What’s Wrong With Today’s Generation?
Understanding the challenges our youth face is the first step toward transforming education and building a better future.
What’s Wrong With Today’s Generation?
As an educator, I don’t believe today’s generation is broken. I believe many of our children are growing up in a world filled with challenges that many adults have never experienced. They carry trauma, instability, poverty, violence, loss, and responsibilities far beyond their years. Yet every day, they still show up.
The real question isn’t, “What’s wrong with today’s generation?” It’s, “What have we failed to understand?”
Sometimes, the problem isn’t the children.

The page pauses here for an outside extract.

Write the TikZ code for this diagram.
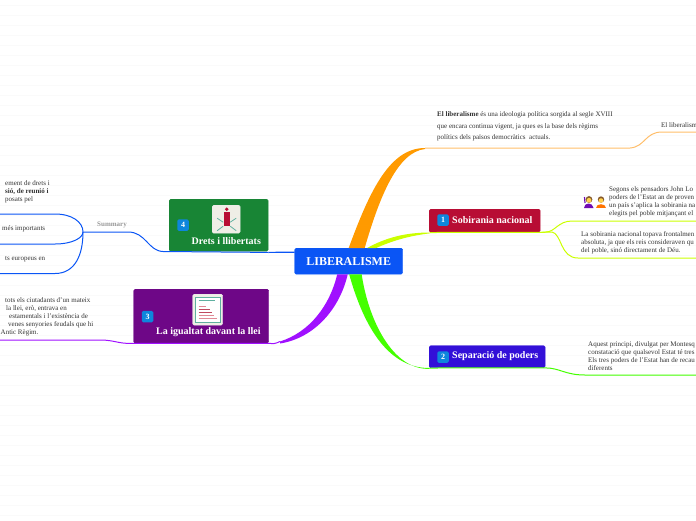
\documentclass[tikz,border=0pt]{standalone}
\usepackage{fontspec}
\setmainfont{Liberation Serif}
\usetikzlibrary{calc}
\definecolor{rootblue}{HTML}{0A55F5}
\definecolor{sobiraniared}{HTML}{B80D34}
\definecolor{separacioblue}{HTML}{3310D8}
\definecolor{igualtatpurple}{HTML}{6E0787}
\definecolor{dretsgreen}{HTML}{188535}
\definecolor{orangebranch}{HTML}{FF9A00}
\definecolor{orangethin}{HTML}{FFBE6A}
\definecolor{limebranch}{HTML}{CBFF00}
\definecolor{greenbranch}{HTML}{44FF00}
\definecolor{purplebranch}{HTML}{A010FF}
\definecolor{bluebranch}{HTML}{0A55F5}
\definecolor{badgeblue}{HTML}{0E86DC}
\definecolor{iconcream}{HTML}{EFEEE6}
\definecolor{spoketeal}{HTML}{5FB0A0}
\definecolor{rowdark}{HTML}{C04A60}
\definecolor{rowpale}{HTML}{E08A96}

\begin{document}
\begin{tikzpicture}[
                    x=1pt,y=-1pt,
                    every node/.style={inner sep=0pt},
                    topicbox/.style={draw=#1,fill=#1,rounded corners=1.5pt,anchor=north west},
                    boxlabel/.style={text=white,font=\fontsize{10}{12}\bfseries\selectfont,anchor=west},
                    badge/.style={fill=badgeblue,text=white,rounded corners=1.5pt,minimum size=11.5pt,font=\fontsize{8}{9}\bfseries\selectfont},
                    notetext/.style={align=left,anchor=west,text=black!80,font=\fontsize{7}{8}\selectfont},
                    branch/.style={draw=#1,line width=1pt},
                    iconbox/.style={fill=iconcream,draw=black!8,rounded corners=1.5pt,anchor=north west},
                    spoke/.style={draw=spoketeal,line width=0.8pt}
                  ]
                  \useasboundingbox (0,0) rectangle (696,520);
                  \clip (0,0) rectangle (696,520);
                  \foreach \rowy in {5,15,...,515}
                    \draw[black!2,line width=1pt] (0,\rowy+.7) -- (696,\rowy+.7);

                  \node[topicbox=rootblue,minimum width=108pt,minimum height=26pt] (root) at (294.5,248) {};

                  \node[topicbox=sobiraniared,minimum width=111pt,minimum height=23pt] (sobirania) at (429,209) {};
                  \node[topicbox=separacioblue,minimum width=116pt,minimum height=22pt] (separacio) at (429,345.5) {};
                  \node[topicbox=igualtatpurple,minimum width=135pt,minimum height=54pt] (igualtat) at (133.5,289) {};
                  \node[topicbox=dretsgreen,minimum width=99pt,minimum height=52pt] (drets) at (169,199) {};

                  \coordinate (orangeend) at (425,148);
                  \coordinate (limeend) at (430,232.5);
                  \coordinate (greenend) at (429,368);
                  \coordinate (purpleend) at (280,341.5);
                  \coordinate (summaryjoin) at (83,232);

                  \fill[orangebranch] ($(root.north)+(0,0)$) .. controls (370,190) and (390,148) .. (orangeend) -- ($(orangeend)+(0,1)$) .. controls (398,152) and (380,195) .. ($(root.north)+(16,0)$) -- cycle;
                  \fill[limebranch] ($(root.north)+(18.5,0)$) .. controls (385,238) and (405,232.5) .. (limeend) -- ($(limeend)+(0,.8)$) .. controls (408,236) and (392,241) .. ($(root.north)+(27.5,0)$) -- cycle;
                  \fill[greenbranch] ($(root.south)+(0.5,0)$) .. controls (362,320) and (385,368) .. (greenend) -- ($(greenend)+(0,.8)$) .. controls (392,370) and (368,318) .. ($(root.south)+(13,0)$) -- cycle;
                  \fill[purplebranch] ($(root.south)+(-11.5,0)$) .. controls (330,305) and (310,332) .. (purpleend) -- ($(purpleend)+(0,2)$) .. controls (315,338) and (340,308) .. ($(root.south)+(-1,0)$) -- cycle;
                  \draw[bluebranch,line width=1.2pt] (root.west) ++(0,-9) -- ($(drets.south east)+(0,1)$);

                  \draw[branch=orangethin] (orangeend) -- (630,148) .. controls (645,147) and (645,132) .. (662,132) -- (696,132);
                  \draw[branch=limebranch] (limeend) -- (sobirania.south east) -- (546,232) .. controls (555,232) and (558,221) .. (572,221) -- (696,221);
                  \draw[branch=limebranch] (sobirania.south east) -- (552,232) .. controls (562,234) and (560,258) .. (578,258) -- (696,258);
                  \draw[branch=greenbranch] (greenend) -- (separacio.south east) .. controls (560,368) and (565,375) .. (585,375) -- (696,375);
                  \draw[branch=purplebranch] (purpleend) .. controls (275,344) and (272,344) .. (igualtat.south east) -- (igualtat.south west) .. controls (118,344) and (115,340) .. (100,340) -- (0,340);
                  \draw[branch=bluebranch] ($(drets.south east)+(0,1)$) -- (163,251.5) .. controls (148,251) and (146,232) .. (128,232) -- (summaryjoin);
                  \draw[branch=bluebranch] (summaryjoin) .. controls (83,222) and (72,214) .. (55,214) -- (0,214);
                  \draw[branch=bluebranch] (summaryjoin) .. controls (83,238) and (72,244) .. (55,244) -- (0,244);
                  \draw[branch=bluebranch] (summaryjoin) .. controls (83,255) and (75,273.5) .. (55,273.5) -- (0,273.5);

                  \node[text=white,font=\fontsize{12}{14}\bfseries\selectfont] (rootlabel) at (root.center) {LIBERALISME};
                  \node[badge] (badgeone) at (443,220) {1};
                  \node[boxlabel] (sobiranialabel) at (452,220.5) {Sobirania nacional};
                  \node[badge] (badgetwo) at (443,357) {2};
                  \node[boxlabel] (separaciolabel) at (452,356.5) {Separació de poders};
                  \node[badge] (badgethree) at (147.5,316.5) {3};
                  \node[boxlabel] (igualtatlabel) at (156,332.5) {La igualtat davant la llei};
                  \node[badge] (badgefour) at (183,225) {4};
                  \node[boxlabel] (dretslabel) at (191.5,241) {Drets i llibertats};

                  \node[iconbox,minimum width=28pt,minimum height=28pt] (personicon) at (212,205) {};
                  \fill[sobiraniared] ($(personicon.center)+(-2.5,-7)$) rectangle ($(personicon.center)+(3.5,6.5)$);
                  \fill[sobiraniared] ($(personicon.center)+(0.5,-10)$) circle (1.9);
                  \draw[spoke] ($(personicon.center)+(-3,3)$) -- ($(personicon.center)+(-9,-1)$);
                  \draw[spoke] ($(personicon.center)+(4,3)$) -- ($(personicon.center)+(10,-1)$);
                  \draw[spoke] ($(personicon.center)+(-3,7)$) -- ($(personicon.center)+(-9,11.5)$);
                  \draw[spoke] ($(personicon.center)+(4,7)$) -- ($(personicon.center)+(10,11.5)$);

                  \node[iconbox,minimum width=30pt,minimum height=31pt] (docicon) at (192.5,294) {};
                  \draw[draw=spoketeal,line width=0.8pt,fill=white] ($(docicon.north west)+(3,3)$) rectangle ($(docicon.south east)+(-3,-3)$);
                  \draw[spoketeal,line width=1.2pt] ($(docicon.north west)+(6,6.6)$) -- ($(docicon.north west)+(22,6.6)$);
                  \foreach \rowi/\rowlen/\rowcol in {12.5/7/rowpale,15.5/11/rowdark,18.5/13/rowdark,21.5/15/rowpale,24.5/18/rowpale}
                    \draw[\rowcol,line width=1.2pt] ($(docicon.north west)+(6,\rowi)$) -- ($(docicon.north west)+(6+\rowlen,\rowi)$);

                  \node[text=black!40,font=\fontsize{7}{8}\bfseries\selectfont] (summarylabel) at (112,225) {Summary};

                  \node[notetext] (liberalismenote) at (437,126.5) {\textbf{El liberalisme} és una ideologia política sorgida al segle XVIII\\[3.6pt]que encara continua vigent, ja ques es la base dels règims\\[3.6pt]polítics dels països democràtics~ actuals.};
                  \node[notetext] (liberalismetail) at (661,125) {El liberalism};
                  \node[notetext] (segonsnote) at (609,202) {Segons els pensadors John Lo\\poders de l'Estat an de proven\\un país s'aplica la sobirania na\\elegits pel poble mitjançant el};
                  \node[notetext] (topavanote) at (581,243) {La sobirania nacional topava frontalmen\\absoluta, ja que els reis consideraven qu\\del poble, sinó directament de Déu.};
                  \node[notetext] (aquestnote) at (588,356) {Aquest principi, divulgat per Montesq\\constatació que qualsevol Estat té tres\\Els tres poders de l'Estat han de recau\\diferents};
                  \node[notetext] (dretsnote) at (5,192) {ement de drets i\\\textbf{sió, de reunió i}\\posats pel};
                  \node[notetext] (importantsnote) at (2,229) {més importants};
                  \node[notetext] (europeusnote) at (5,259) {ts europeus en};
                  \node[notetext] (igualtatnote) at (0.5,317) {\hspace{4.5pt}tots els ciutadants d'un mateix\\\hspace{5.5pt}la llei, erò, entrava en\\\hspace{8.5pt}estamentals i l'existència de\\\hspace{7.5pt}venes senyories feudals que hi\\Antic Règim.};

                  \fill[purplebranch!70!black] (584,208) .. controls (584,202) and (593,202) .. (593.5,208) -- cycle;
                  \draw[purplebranch!70!black,line width=1.2pt] (585,203) -- (584.5,197);
                  \fill[brown!70!black] (589,199.5) circle (3.4);
                  \fill[orange!50!yellow!70!white] (589,200.3) circle (2.4);
                  \fill[orange!90!red] (596,208) .. controls (596,202.5) and (606,202.5) .. (606,208) -- cycle;
                  \fill[brown!70!black] (601,199.5) circle (3.2);
                  \fill[orange!50!yellow!70!white] (601,200.5) circle (2.3);
                \end{tikzpicture}
\end{document}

Sometimes, the problem is adults—especially educators—who have never taken the time to understand what an urban child experiences every single day. A child who comes to school hungry, witnessed violence the night before, is raising younger siblings, lacks stable housing, or has never been told they matter doesn’t need another person labeling them as "difficult," "lazy," or "disrespectful."

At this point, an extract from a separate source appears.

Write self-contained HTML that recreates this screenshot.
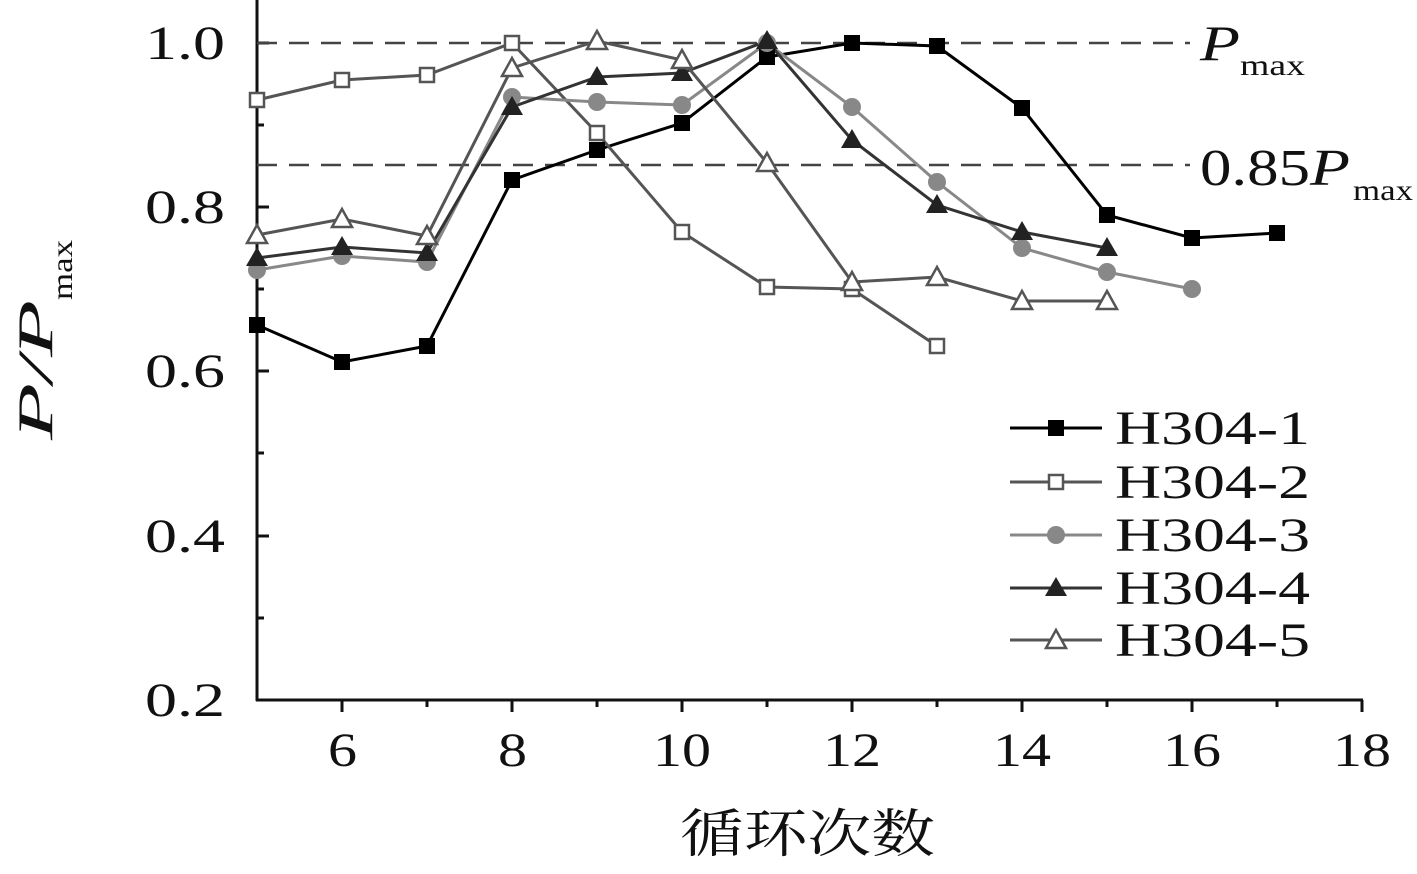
<!DOCTYPE html>
<html><head><meta charset="utf-8"><style>
html,body{margin:0;padding:0;background:#fff;}
svg{display:block;}
text{font-family:"Liberation Serif","Noto Serif CJK SC",serif;fill:#111;}
</style></head><body>
<svg width="1417" height="874" viewBox="0 0 1417 874" xmlns="http://www.w3.org/2000/svg">
<defs>
<g id="sqf"><rect x="-8" y="-8" width="16" height="16" fill="#000"/></g>
<g id="sqo"><rect x="-7" y="-7" width="14" height="14" fill="#fff" stroke="#555" stroke-width="2.5"/></g>
<g id="cir"><circle r="9" fill="#888"/></g>
<g id="trf"><polygon points="0,-11 11,8 -11,8" fill="#222"/></g>
<g id="tro"><polygon points="0,-10 10,8 -10,8" fill="#fff" stroke="#555" stroke-width="2.5"/></g>
</defs>
<g stroke="#111" stroke-width="3" fill="none">
<line x1="257" y1="0" x2="257" y2="701"/>
<line x1="256" y1="700" x2="1363" y2="700"/>
<path d="M257 43h12M257 207h12M257 371h12M257 536h12M257 125h7M257 289h7M257 453h7M257 618h7"/>
<path d="M342 700v12M512 700v12M682 700v12M852 700v12M1022 700v12M1192 700v12M1362 700v12M427 700v7M597 700v7M767 700v7M937 700v7M1107 700v7M1277 700v7"/>
</g>
<g stroke="#444" stroke-width="2.5" stroke-dasharray="20,12">
<line x1="257" y1="43" x2="1190" y2="43"/>
<line x1="257" y1="165" x2="1190" y2="165"/>
</g>
<text x="1200" y="60" font-size="50" font-style="italic" textLength="40" lengthAdjust="spacingAndGlyphs">P</text>
<text x="1240" y="75" font-size="30" textLength="65" lengthAdjust="spacingAndGlyphs">max</text>
<text x="1200" y="185" font-size="52" textLength="110" lengthAdjust="spacingAndGlyphs">0.85</text>
<text x="1310" y="185" font-size="52" font-style="italic" textLength="40" lengthAdjust="spacingAndGlyphs">P</text>
<text x="1353" y="200" font-size="30" textLength="60" lengthAdjust="spacingAndGlyphs">max</text>
<g font-size="48">
<text x="145" y="59" textLength="80" lengthAdjust="spacingAndGlyphs">1.0</text>
<text x="145" y="223" textLength="80" lengthAdjust="spacingAndGlyphs">0.8</text>
<text x="145" y="387" textLength="80" lengthAdjust="spacingAndGlyphs">0.6</text>
<text x="145" y="552" textLength="80" lengthAdjust="spacingAndGlyphs">0.4</text>
<text x="145" y="716" textLength="80" lengthAdjust="spacingAndGlyphs">0.2</text>
</g>
<g font-size="48">
<text x="328" y="766" textLength="29" lengthAdjust="spacingAndGlyphs">6</text>
<text x="498" y="766" textLength="29" lengthAdjust="spacingAndGlyphs">8</text>
<text x="653" y="766" textLength="58" lengthAdjust="spacingAndGlyphs">10</text>
<text x="823" y="766" textLength="58" lengthAdjust="spacingAndGlyphs">12</text>
<text x="993" y="766" textLength="58" lengthAdjust="spacingAndGlyphs">14</text>
<text x="1163" y="766" textLength="58" lengthAdjust="spacingAndGlyphs">16</text>
<text x="1333" y="766" textLength="58" lengthAdjust="spacingAndGlyphs">18</text>
</g>
<text x="680" y="852" font-size="52" textLength="255" lengthAdjust="spacingAndGlyphs">循环次数</text>
<g transform="translate(52,440) rotate(-90)">
<text x="0" y="0" font-size="50" font-style="italic" textLength="140" lengthAdjust="spacingAndGlyphs">P/P</text>
<text x="140" y="20" font-size="30" textLength="60" lengthAdjust="spacingAndGlyphs">max</text>
</g>
<polyline fill="none" stroke="#000" stroke-width="3" points="257,325 342,362 427,346 512,180 597,150 682,123 767,57 852,43 937,46 1022,108 1107,215 1192,238 1277,233"/>
<polyline fill="none" stroke="#555" stroke-width="3" points="257,100 342,80 427,75 512,43 597,133 682,232 767,287 852,289 937,346"/>
<polyline fill="none" stroke="#888" stroke-width="3" points="257,270 342,256 427,262 512,97 597,102 682,105 767,43 852,107 937,182 1022,248 1107,272 1192,289"/>
<polyline fill="none" stroke="#333" stroke-width="3" points="257,258 342,247 427,253 512,107 597,77 682,73 767,41 852,140 937,205 1022,232 1107,248"/>
<polyline fill="none" stroke="#555" stroke-width="3" points="257,235 342,219 427,236 512,68 597,41 682,60 767,163 852,282 937,277 1022,301 1107,301"/>
<g>
<use href="#sqf" x="257" y="325"/><use href="#sqf" x="342" y="362"/><use href="#sqf" x="427" y="346"/><use href="#sqf" x="512" y="180"/><use href="#sqf" x="597" y="150"/><use href="#sqf" x="682" y="123"/><use href="#sqf" x="767" y="57"/><use href="#sqf" x="852" y="43"/><use href="#sqf" x="937" y="46"/><use href="#sqf" x="1022" y="108"/><use href="#sqf" x="1107" y="215"/><use href="#sqf" x="1192" y="238"/><use href="#sqf" x="1277" y="233"/>
<use href="#sqo" x="257" y="100"/><use href="#sqo" x="342" y="80"/><use href="#sqo" x="427" y="75"/><use href="#sqo" x="512" y="43"/><use href="#sqo" x="597" y="133"/><use href="#sqo" x="682" y="232"/><use href="#sqo" x="767" y="287"/><use href="#sqo" x="852" y="289"/><use href="#sqo" x="937" y="346"/>
<use href="#cir" x="257" y="270"/><use href="#cir" x="342" y="256"/><use href="#cir" x="427" y="262"/><use href="#cir" x="512" y="97"/><use href="#cir" x="597" y="102"/><use href="#cir" x="682" y="105"/><use href="#cir" x="767" y="43"/><use href="#cir" x="852" y="107"/><use href="#cir" x="937" y="182"/><use href="#cir" x="1022" y="248"/><use href="#cir" x="1107" y="272"/><use href="#cir" x="1192" y="289"/>
<use href="#trf" x="257" y="258"/><use href="#trf" x="342" y="247"/><use href="#trf" x="427" y="253"/><use href="#trf" x="512" y="107"/><use href="#trf" x="597" y="77"/><use href="#trf" x="682" y="73"/><use href="#trf" x="767" y="41"/><use href="#trf" x="852" y="140"/><use href="#trf" x="937" y="205"/><use href="#trf" x="1022" y="232"/><use href="#trf" x="1107" y="248"/>
<use href="#tro" x="257" y="235"/><use href="#tro" x="342" y="219"/><use href="#tro" x="427" y="236"/><use href="#tro" x="512" y="68"/><use href="#tro" x="597" y="41"/><use href="#tro" x="682" y="60"/><use href="#tro" x="767" y="163"/><use href="#tro" x="852" y="282"/><use href="#tro" x="937" y="277"/><use href="#tro" x="1022" y="301"/><use href="#tro" x="1107" y="301"/>
</g>
<g stroke-width="3">
<line x1="1010" y1="428" x2="1102" y2="428" stroke="#000"/>
<line x1="1010" y1="482" x2="1102" y2="482" stroke="#555"/>
<line x1="1010" y1="535" x2="1102" y2="535" stroke="#888"/>
<line x1="1010" y1="588" x2="1102" y2="588" stroke="#333"/>
<line x1="1010" y1="640" x2="1102" y2="640" stroke="#555"/>
</g>
<use href="#sqf" x="1056" y="428"/><use href="#sqo" x="1056" y="482"/><use href="#cir" x="1056" y="535"/><use href="#trf" x="1056" y="588"/><use href="#tro" x="1056" y="640"/>
<g font-size="48">
<text x="1115" y="444" textLength="195" lengthAdjust="spacingAndGlyphs">H304-1</text>
<text x="1115" y="498" textLength="195" lengthAdjust="spacingAndGlyphs">H304-2</text>
<text x="1115" y="551" textLength="195" lengthAdjust="spacingAndGlyphs">H304-3</text>
<text x="1115" y="604" textLength="195" lengthAdjust="spacingAndGlyphs">H304-4</text>
<text x="1115" y="656" textLength="195" lengthAdjust="spacingAndGlyphs">H304-5</text>
</g>
</svg>
</body></html>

They need someone willing to look beyond the behavior and ask, “What happened to you?” instead of “What’s wrong with you?”
Education is more than teaching reading, writing, and math. It is about building relationships, creating safe spaces, and believing in children before they believe in themselves.
Our students are not asking us to lower expectations. They are asking us to understand their reality while helping them rise above it.
As educators, we have a responsibility to lead with empathy before judgment, curiosity before criticism, and compassion before assumptions. Every child deserves to be seen for their potential—not defined by their circumstances.
This generation is not our problem; it is our responsibility. If we want to change the future, we must first change the way we see, teach, and support the children standing before us today.
This generation is in desperate need of guidance, structure, and consistent role models. Children don’t just need parents who are their friends—they need parents who are willing to be parents first.
Every child deserves an educator who chooses understanding over labeling, hope over assumptions, and love over judgment.